Iran, in advance of it, dangled the prospect of a visit for IAEA Director General Rafael Grossi and inspectors, but only after the Board of Governors meeting.
Western diplomats said the Iranian offer, apparently discussed in a phone call between Iranian Foreign Minister Hossein Amir-Abdollahian and European Union foreign policy chief Josep Borrell on Monday, was a predictable tactic to try to avert the censure resolution.
The Iranians offered “a visit by Grossi, which of course they threaten to take off the table if there is censure,” an E3 diplomat, speaking not for attribution, said today. “Too little, too late, as usual.”
“We stick to objective measures of cooperation, or lack thereof, as reflected in the [IAEA Director General’s] reports,” the E3 diplomat said.
“Usual tactics,” another European diplomat said of the Iranian dangle. “They are so predictable.”
Asked if there was any sign of an Iranian good will gesture forthcoming, the European diplomat said no. “Just procrastinating.”
In Iran, protests picked up again today. In Tehran, major subway stops were filled with pockets of demonstrators, chanting anti-regime slogans, a contact in the city said. The majority of stores were also closed in Tajrish’s old Bazaar, north of Tehran, he said.
Videos showed large crowds chanting at a Tehran subway stop. Another incredibly disturbing video appeared to show a security official shooting into a crowd.
Western position hardening
The Europeans, Americans and Iranians may have already moved into a kind of nebulous, post-JCPOA Plan B, several analysts said.
“The E3 position, having been impacted by the protests in Iran and Tehran’s drone exports, appears to be hardening away from a pro-JCPOA position to a plan B posture,” said Sanam Vakil, deputy director of the Middle East program at Chatham House. “The challenge is that no progress or consensus on plan B posturing has emerged.”
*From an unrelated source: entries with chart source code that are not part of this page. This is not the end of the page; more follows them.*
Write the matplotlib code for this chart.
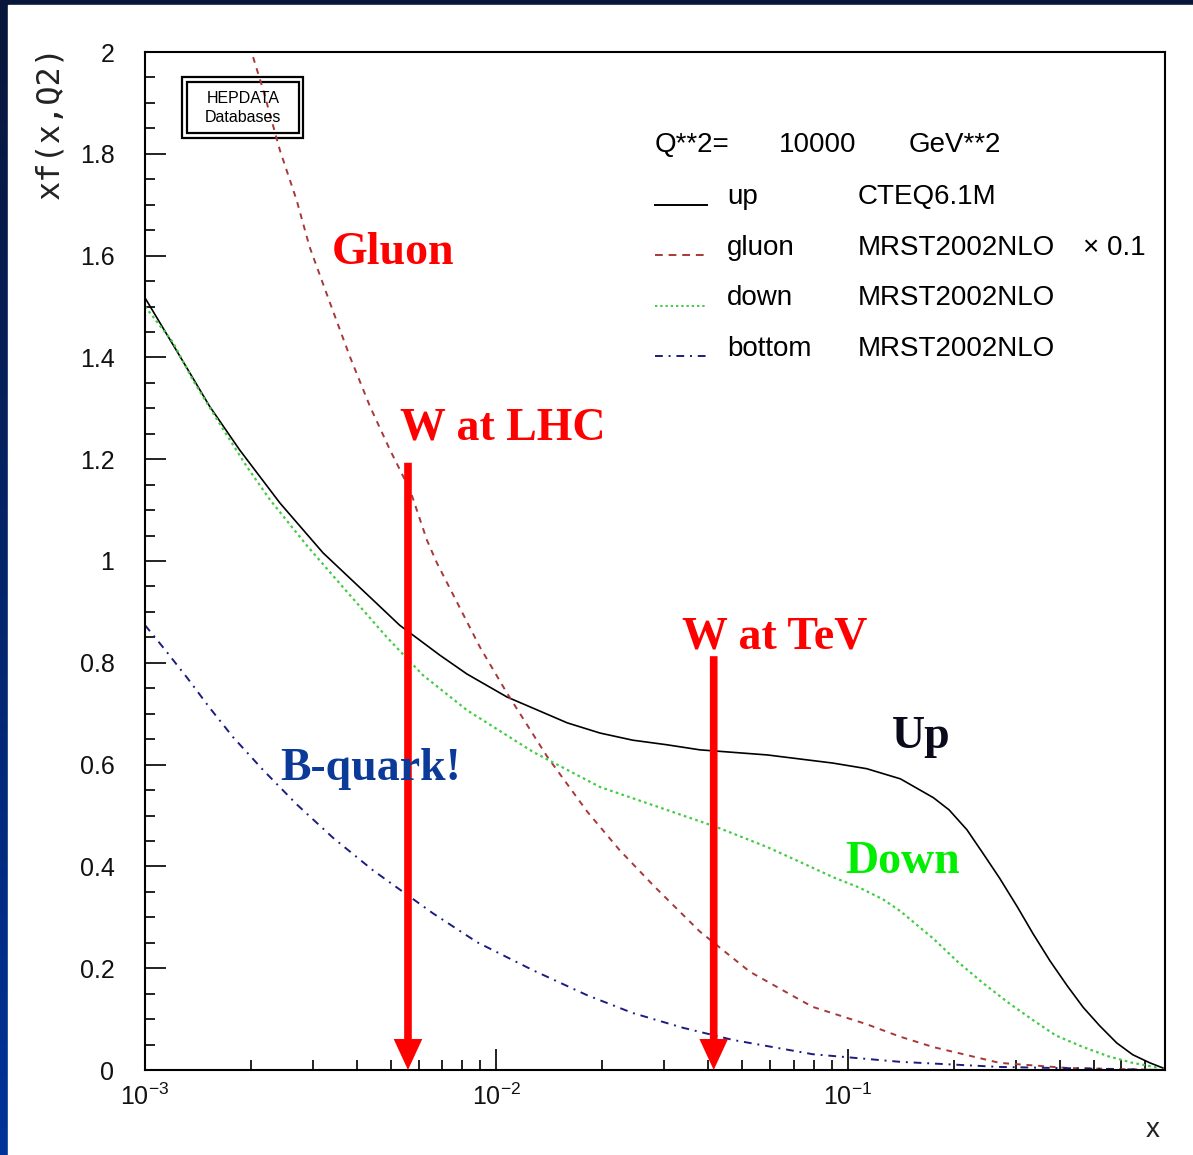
import matplotlib.pyplot as plt
import numpy as np
from matplotlib.patches import Rectangle
from matplotlib.colors import LinearSegmentedColormap
from matplotlib.ticker import LogLocator, MultipleLocator, FixedFormatter, FixedLocator

plt.rcParams['font.family'] = ['Liberation Sans', 'DejaVu Sans']
plt.rcParams['mathtext.fontset'] = 'custom'
plt.rcParams['mathtext.rm'] = 'Liberation Sans'
plt.rcParams['mathtext.it'] = 'Liberation Sans:italic'
plt.rcParams['mathtext.bf'] = 'Liberation Sans:bold'

# PDFs at Q^2 = 10000 GeV^2
up_x = [0.001, 0.00126, 0.00153, 0.00186, 0.00242, 0.00321, 0.00446, 0.0053, 0.0069,
        0.00824, 0.0107, 0.0159, 0.0197, 0.0244, 0.0305, 0.0379, 0.0589, 0.0906, 0.113,
        0.141, 0.175, 0.194, 0.218, 0.242, 0.270, 0.303, 0.336, 0.376, 0.420, 0.467,
        0.52, 0.582, 0.646, 0.723, 0.787]
up_y = [1.517, 1.401, 1.303, 1.218, 1.114, 1.016, 0.923, 0.874, 0.815,
        0.778, 0.733, 0.682, 0.662, 0.648, 0.639, 0.629, 0.619, 0.603, 0.592,
        0.572, 0.535, 0.511, 0.472, 0.426, 0.377, 0.321, 0.268, 0.214, 0.166, 0.123,
        0.087, 0.053, 0.030, 0.014, 0.004]

gluon_x = [0.00203, 0.00217, 0.00242, 0.00270, 0.00294, 0.00336, 0.00383, 0.00437, 0.00498,
           0.00568, 0.00634, 0.00677, 0.00897, 0.0107, 0.0139, 0.0181, 0.0224, 0.0280,
           0.0379, 0.0526, 0.0729, 0.0794, 0.113, 0.14, 0.175, 0.270, 0.420, 0.787]
gluon_y = [1.990, 1.925, 1.807, 1.709, 1.617, 1.507, 1.401, 1.303, 1.218,
           1.139, 1.041, 0.996, 0.831, 0.741, 0.617, 0.508, 0.432, 0.362,
           0.272, 0.193, 0.138, 0.124, 0.090, 0.066, 0.045, 0.014, 0.004, 0.0]

down_x = [0.001, 0.00120, 0.00137, 0.00163, 0.00195, 0.00227, 0.00289, 0.00359, 0.00488,
          0.00617, 0.00824, 0.0127, 0.0197, 0.0305, 0.0424, 0.0589, 0.0729, 0.0906,
          0.108, 0.126, 0.141, 0.175, 0.205, 0.242, 0.285, 0.336, 0.39, 0.467, 0.55,
          0.646, 0.772]
down_y = [1.500, 1.430, 1.355, 1.270, 1.185, 1.120, 1.030, 0.955, 0.850,
          0.776, 0.707, 0.625, 0.556, 0.511, 0.477, 0.438, 0.409, 0.379,
          0.358, 0.335, 0.312, 0.258, 0.213, 0.171, 0.133, 0.098, 0.068, 0.045, 0.027,
          0.014, 0.004]

bottom_x = [0.001, 0.00113, 0.00132, 0.00153, 0.00178, 0.00217, 0.00271, 0.00343, 0.00446,
            0.00542, 0.00659, 0.00881, 0.0127, 0.0181, 0.0244, 0.0339, 0.0471, 0.0794,
            0.141, 0.270, 0.787]
bottom_y = [0.874, 0.829, 0.770, 0.711, 0.654, 0.589, 0.521, 0.456, 0.392,
            0.350, 0.308, 0.251, 0.196, 0.147, 0.112, 0.083, 0.059, 0.031,
            0.016, 0.006, 0.0]

# W production x values marked by arrows (x, arrow top)
w_lhc = (0.0056, 1.193)
w_tev = (0.0415, 0.813)

y_ticks = [0, 0.2, 0.4, 0.6, 0.8, 1, 1.2, 1.4, 1.6, 1.8, 2]
y_labels = ["0", "0.2", "0.4", "0.6", "0.8", "1", "1.2", "1.4", "1.6", "1.8", "2"]
x_ticks = [1e-3, 1e-2, 1e-1]
x_labels = ["$10^{-3}$", "$10^{-2}$", "$10^{-1}$"]

legend_rows = [("up", "CTEQ6.1M", "-", "black"),
               ("gluon", "MRST2002NLO", (0, (4, 3)), "#a83838"),
               ("down", "MRST2002NLO", (0, (1.2, 1.5)), "#44cc44"),
               ("bottom", "MRST2002NLO", (0, (4, 3, 1, 3)), "#1c1c80")]

W, H = 1193, 1155
fig = plt.figure(figsize=(W / 100, H / 100), dpi=100)

# slide background: blue gradient frame, white panel
bg = fig.add_axes([0, 0, 1, 1])
grad = np.linspace(0, 1, 256).reshape(-1, 1)
bg.imshow(grad, aspect="auto", extent=[0, 1, 0, 1], origin="upper",
          cmap=LinearSegmentedColormap.from_list("s", ["#08163a", "#003399"]))
bg.add_patch(Rectangle((8 / W, 0), 1, 1 - 5 / H, color="white", zorder=2))
bg.set_axis_off()

ax = fig.add_axes([145 / W, 85 / H, 1020 / W, 1018 / H])
ax.set_xscale("log")
ax.set_xlim(1e-3, 0.798)
ax.set_ylim(0, 2)

ax.plot(up_x, up_y, color="black", lw=1.2, ls="-")
ax.plot(gluon_x, gluon_y, color="#a83838", lw=1.4, ls=(0, (3, 3)))
ax.plot(down_x, down_y, color="#44cc44", lw=1.6, ls=(0, (1.2, 1.5)))
ax.plot(bottom_x, bottom_y, color="#1c1c80", lw=1.4, ls=(0, (4, 3, 1, 3)))

for xa, ytop in (w_lhc, w_tev):
    ax.annotate("", xy=(xa, 0), xytext=(xa, ytop),
                arrowprops=dict(arrowstyle="-|>,head_length=1.3,head_width=0.6",
                                color="red", lw=5.5, shrinkA=0, shrinkB=0,
                                joinstyle="miter", capstyle="butt"))

# axes / ticks, ROOT style
for s in ax.spines.values():
    s.set_linewidth(1.5)
ax.yaxis.set_major_locator(FixedLocator(y_ticks))
ax.yaxis.set_major_formatter(FixedFormatter(y_labels))
ax.yaxis.set_minor_locator(MultipleLocator(0.05))
ax.xaxis.set_major_locator(FixedLocator(x_ticks))
ax.xaxis.set_major_formatter(FixedFormatter(x_labels))
ax.xaxis.set_minor_locator(LogLocator(base=10, subs=np.arange(2, 10), numticks=20))
ax.xaxis.set_minor_formatter(plt.NullFormatter())
ax.tick_params(which="both", direction="in", top=False, right=False, width=1.3, colors="#111111")
ax.tick_params(which="major", length=15)
ax.tick_params(which="minor", length=7)
ax.tick_params(axis="y", which="major", labelsize=18, pad=22)
ax.tick_params(axis="x", which="major", labelsize=18, pad=10)

fig.text(50 / W, 1 - 45 / H, "xf(x,Q2)", rotation=90, ha="center", va="top",
         fontsize=23, family="DejaVu Sans Mono", color="#222222")
fig.text(1153 / W, 1 - 1130 / H, "x", ha="center", va="center", fontsize=20, color="#222222")

# HEPDATA logo box
ax.add_patch(Rectangle((0.0363, 0.9155), 0.1186, 0.0599, transform=ax.transAxes,
                       fill=False, lw=1.6, ec="black"))
ax.add_patch(Rectangle((0.0412, 0.9204), 0.1098, 0.0501, transform=ax.transAxes,
                       fill=False, lw=1.6, ec="black"))
ax.text(0.0961, 0.9548, "HEPDATA", transform=ax.transAxes, ha="center", va="center", fontsize=11.5)
ax.text(0.0961, 0.9352, "Databases", transform=ax.transAxes, ha="center", va="center", fontsize=11.5)

# legend block
fs = 20
ax.text(0.5, 0.9087, "Q**2=", transform=ax.transAxes, ha="left", va="center", fontsize=fs)
ax.text(0.6216, 0.9087, "10000", transform=ax.transAxes, ha="left", va="center", fontsize=fs)
ax.text(0.749, 0.9087, "GeV**2", transform=ax.transAxes, ha="left", va="center", fontsize=fs)
for i, (name, pdf, ls, col) in enumerate(legend_rows):
    yy = 0.8576 - i * 0.0497
    ax.plot([0.5, 0.551], [yy - 0.0075, yy - 0.0075], transform=ax.transAxes,
            color=col, ls=ls, lw=1.4)
    ax.text(0.5706, yy, name, transform=ax.transAxes, ha="left", va="center", fontsize=fs)
    ax.text(0.699, yy, pdf, transform=ax.transAxes, ha="left", va="center", fontsize=fs)
ax.text(0.9196, 0.8075, "× 0.1", transform=ax.transAxes, ha="left", va="center", fontsize=fs)

# slide annotations
serif = dict(family="Liberation Serif", weight="bold", fontsize=33)
ax.text(0.1833, 0.7917, "Gluon", transform=ax.transAxes, color="red", **serif)
ax.text(0.25, 0.6189, "W at LHC", transform=ax.transAxes, color="red", **serif)
ax.text(0.5265, 0.4145, "W at TeV", transform=ax.transAxes, color="red", **serif)
ax.text(0.7324, 0.3163, "Up", transform=ax.transAxes, color="#0a0a1a", **serif)
ax.text(0.6863, 0.1935, "Down", transform=ax.transAxes, color="#00ee00", **serif)
ax.text(0.1324, 0.2849, "B-quark!", transform=ax.transAxes, color="#0b3a99", zorder=5, **serif)

fig.savefig("out.png", dpi=100)
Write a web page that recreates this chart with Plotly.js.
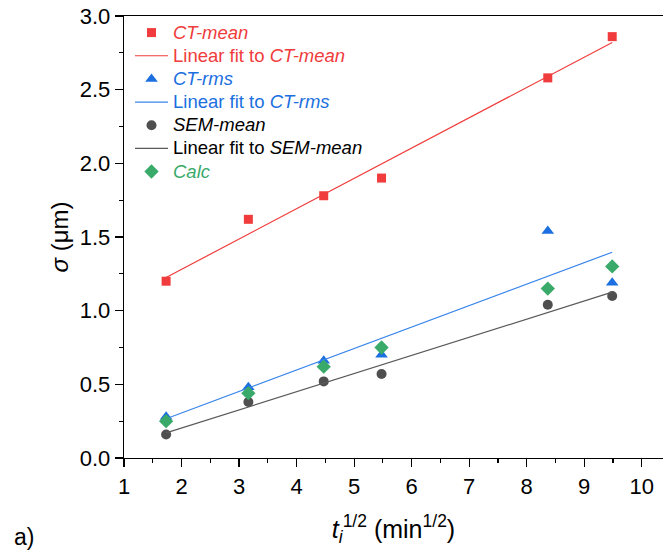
<!DOCTYPE html>
<html>
<head>
<meta charset="utf-8">
<script src="https://cdn.plot.ly/plotly-3.0.1.min.js"></script>
<style>html,body{margin:0;padding:0;background:#fff;}</style>
</head>
<body>
<div id="chart" style="width:663px;height:552px;"></div>
<script>
// sqrt of immersion time (min^1/2)
const tSqrt = [1.732, 3.162, 4.472, 5.477, 8.367, 9.487];
const ctMean = [1.20, 1.62, 1.78, 1.90, 2.58, 2.86];
const ctRms  = [0.28, 0.48, 0.66, 0.70, 1.54, 1.19];
const semMean = [0.16, 0.38, 0.52, 0.57, 1.04, 1.10];
const calc   = [0.25, 0.44, 0.62, 0.75, 1.15, 1.30];
const xTicks = [1, 2, 3, 4, 5, 6, 7, 8, 9, 10];
const yTicks = [0.0, 0.5, 1.0, 1.5, 2.0, 2.5, 3.0];

const RED = '#F03C3C', BLUE = '#1B6FE0', BLUE_L = '#3A86EA', GREY = '#4F4F4F', GREY_L = '#5A5A5A', GREEN = '#3AAA6A';

function fit(x, y) {
  const n = x.length;
  const mx = x.reduce((a, b) => a + b, 0) / n;
  const my = y.reduce((a, b) => a + b, 0) / n;
  let sxy = 0, sxx = 0;
  for (let i = 0; i < n; i++) { sxy += (x[i] - mx) * (y[i] - my); sxx += (x[i] - mx) ** 2; }
  const b = sxy / sxx, a = my - b * mx;
  const xs = [Math.min(...x), Math.max(...x)];
  return { x: xs, y: xs.map(v => a + b * v) };
}
const fCT = fit(tSqrt, ctMean), fRms = fit(tSqrt, ctRms), fSem = fit(tSqrt, semMean);

const span = (c, s) => '<span style="color:' + c + ';font-size:18.5px">' + s + '</span>';

const traces = [
  { x: tSqrt, y: ctMean, mode: 'markers', type: 'scatter', name: span(RED, '<i>CT-mean</i>'),
    marker: { symbol: 'square', size: 9, color: RED } },
  { x: fCT.x, y: fCT.y, mode: 'lines', type: 'scatter', name: span(RED, 'Linear fit to <i>CT-mean</i>'),
    line: { color: RED, width: 1.2 } },
  { x: tSqrt, y: ctRms, mode: 'markers', type: 'scatter', name: span(BLUE, '<i>CT-rms</i>'),
    marker: { symbol: 'triangle-up', size: 11, color: BLUE } },
  { x: fRms.x, y: fRms.y, mode: 'lines', type: 'scatter', name: span(BLUE, 'Linear fit to <i>CT-rms</i>'),
    line: { color: BLUE_L, width: 1.2 } },
  { x: tSqrt, y: semMean, mode: 'markers', type: 'scatter', name: span('#000', '<i>SEM-mean</i>'),
    marker: { symbol: 'circle', size: 10, color: GREY } },
  { x: fSem.x, y: fSem.y, mode: 'lines', type: 'scatter', name: span('#000', 'Linear fit to <i>SEM-mean</i>'),
    line: { color: GREY_L, width: 1.2 } },
  { x: tSqrt, y: calc, mode: 'markers', type: 'scatter', name: span(GREEN, '<i>Calc</i>'),
    marker: { symbol: 'diamond', size: 11, color: GREEN } }
];

const layout = {
  width: 663, height: 552,
  margin: { l: 124, r: 0, t: 16, b: 94 },
  paper_bgcolor: '#fff', plot_bgcolor: '#fff',
  font: { family: '"Liberation Sans", Arial, sans-serif', color: '#000' },
  showlegend: true,
  legend: { x: 6 / 539, y: 1.0, xanchor: 'left', yanchor: 'top', bgcolor: 'rgba(0,0,0,0)',
    font: { size: 15.5 }, tracegroupgap: 0, traceorder: 'normal', itemwidth: 33 },
  xaxis: {
    range: [1, 10.37], tickvals: xTicks, ticktext: xTicks.map(String),
    showgrid: false, zeroline: false, showline: true, linecolor: '#000', linewidth: 1.3, mirror: true,
    ticks: 'outside', ticklen: 8, tickwidth: 1.2, tickcolor: '#000',
    minor: { dtick: 0.5, tick0: 1, ticks: 'outside', ticklen: 4, tickwidth: 1.2, tickcolor: '#000' },
    tickfont: { size: 22 },
    title: { text: '<i>t</i><sub><i>i</i></sub><sup>1/2</sup> (min<sup>1/2</sup>)', font: { size: 25 }, standoff: 22 }
  },
  yaxis: {
    range: [0, 3.0], tickvals: yTicks, ticktext: yTicks.map(v => v.toFixed(1)),
    showgrid: false, zeroline: false, showline: true, linecolor: '#000', linewidth: 1.3, mirror: false,
    ticks: 'outside', ticklen: 8, tickwidth: 1.2, tickcolor: '#000',
    minor: { dtick: 0.25, tick0: 0, ticks: 'outside', ticklen: 4, tickwidth: 1.2, tickcolor: '#000' },
    tickfont: { size: 22 },
    title: { text: '<i>σ</i> (μm)', font: { size: 24 }, standoff: 4 }
  },
  annotations: [
    { text: 'a)', xref: 'paper', yref: 'paper', x: (12 - 124) / 539, y: -94 / 442, xanchor: 'left', yanchor: 'bottom',
      showarrow: false, font: { size: 23 } }
  ]
};

Plotly.newPlot('chart', traces, layout, { displayModeBar: false, staticPlot: true });
</script>
</body>
</html>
Because Iran is repressing its own people and sending arms to Russia to kill Ukrainians, “the appetite in the West for a deal that would grant Iran sanctions relief is significantly diminished,” said Ali Vaez, director of the Iran program at the International Crisis Group.
The United States today announced new sanctions against a half dozen entities and two individuals it said are involved with the production and ongoing transfer to Russia of Iranian unmanned aerial vehicles (UAVs), including Shahed Aviation Industries Research Center and Russia’s Wagner group. That follows the European Union and Britain yesterday separately designating almost thirty individuals and entities accused of human rights abuses in Iran.
Inertia phase
“The state of play does not lend itself to an assessment that Iran has its ducks in order and knows what it wants from the western side,” Geranmayeh said. “I think there is also understandable hesitation from the E3 and US from engaging and being burnt again—especially when they would take an active hit” for doing so now amid the ongoing Iranian protests.
“So we are left in this weird inertia phase,” Geranmayeh said.
“My sense is the EU team is still best placed for trying to kick-start a series of discussions on this issue,” she said. “The E3 is meeting in Paris with the US team, focused on the [IAEA board of governors] meeting at the end of the week … and planning for the potential fallout and what steps Iran will take to react to the censure.”
“Maybe both the Europeans and Americans and Iranians are in the Plan B phase already,” Geranmayeh said. “Where the U.S. and Europeans are upping the pressure [issuing new sanctions over the protests and drone shipments] on a biweekly basis, and the Iranians are kicking along the nuclear program, expanding it.” The parties could soon be entering “a situation of ambiguity of Iran being a nuclear threshold state.”
“Some might say this sort of contained escalation could work for both the American side and [Iranian Supreme Leader Ayatollah Ali] Khamenei,” Geranmayeh said. “Because they are neither expending political capital required on both sides for a deal, nor are they escalating to a military tit for tat.”
“But how long,” she added, “can you just simmer along at high heat.”
The EU still hopes to revive the JCPOA, but its position towards Iran is hardening in particular over Tehran’s drone transfers to Russia, a European-based source said.
After the EU’s Borrell spoke with Amir-Abdollahian yesterday, “he was quite cautious about prospects of reviving the agreement,” the source, speaking not for attribution, said. “But the whole stance in Brussels is still very much in favor of getting it done.”
“Now what substantially complicates the whole thing is…the whole drone thing,” the source said. “In Europe, this is felt very strongly. The Nordic and Baltic countries in particular are really concerned with that…but also in Germany,” where, he said, the Green party acts as a kind of “opposition within the government.”